The gadgets have recently been improved with the world’s most advanced batting simulator – the PitchVision Batting Studio – now installed. The high-tech bowling machine and smart lane equipped with sensors takes net batting to the next level. The simulator features a moveable bowling machine that can bowl over or around the wicket, videos of bowlers, shot-tracking, field setting and tracking of runs scored. The system also records technique for video analysis.

The batsman can set up any match scenario and bat with the realistic pressures of finding the gaps and trying to chase down a score at the death.

The technology even showed that I was planting my front leg when batting, but then a good coach could probably have pointed that out anyway. And, as I told coaches Shukri Conrad and Vincent Barnes, nobody has trapped me lbw for a long time! (Now I’m just tempting fate!)

There are lots of other good news stories around CSA at the moment, such as the thawing of relations with India. According to Haroon Lorgat, the CSA chief executive, the BCCI are keen on the idea of South Africa and India developing an icon series like the Ashes. The Proteas will be playing four Tests in India this year and the next tour to South Africa is not going to be the thoroughly inadequate shortened series which was foisted upon CSA in December 2013.

Sadly, however, there are still people in CSA who seem more intent on furthering their own agendas than the good of the game.

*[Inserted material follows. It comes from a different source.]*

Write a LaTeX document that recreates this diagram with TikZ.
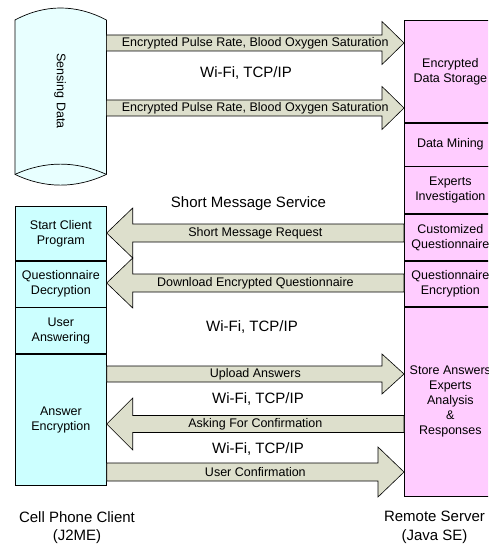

Despite CSA continuing to swear blind that there was nothing untoward in the selection of the team for the World Cup semi-final, that merit is the only criterion for the Proteas (except when the call is 50/50), the gathering of the cricket family this week for the CSA Awards (another example of how well they can do things) meant I was given yet more snippets of information that would seem to confirm that the side that took the field at Eden Park was not the one Russell Domingo, AB de Villiers or the selectors initially wanted.

And now, an event as happy and well-organised as the awards banquet has also been marred by the same faceless, cowardly interferers as allegations of the judges’ decisions being changed rear their ugly heads.

Two members of the judging panel confirmed to me that one of the franchise award-winners had been changed – that when they left their selection meeting, they were under the impression that a different player had won.

The last thing I want to do is cast aspersions on the ability and class of Robin Peterson (poor Vernon Philander was shamefully treated by the World Cup fiasco), whom I rate highly and believe should be in the Test squad ahead of Aaron Phangiso, but apparently he was the third-choice for the Momentum One-Day Cup Player of the Season, behind Dean Elgar and Andrew Puttick.

So the last week has pretty much summed up CSA’s performance in general: leading the field in many ways, like the centre of excellence in Pretoria, enjoying the support of an ever-growing list of sponsors and putting on superb events, but then also shooting themselves in the foot through dishonesty and backroom dealings. It felt like a family gathering this week, even if the family is dysfunctional at times, but that doesn’t mean there aren’t some members who really would be better suited to Fifa than cricket administration.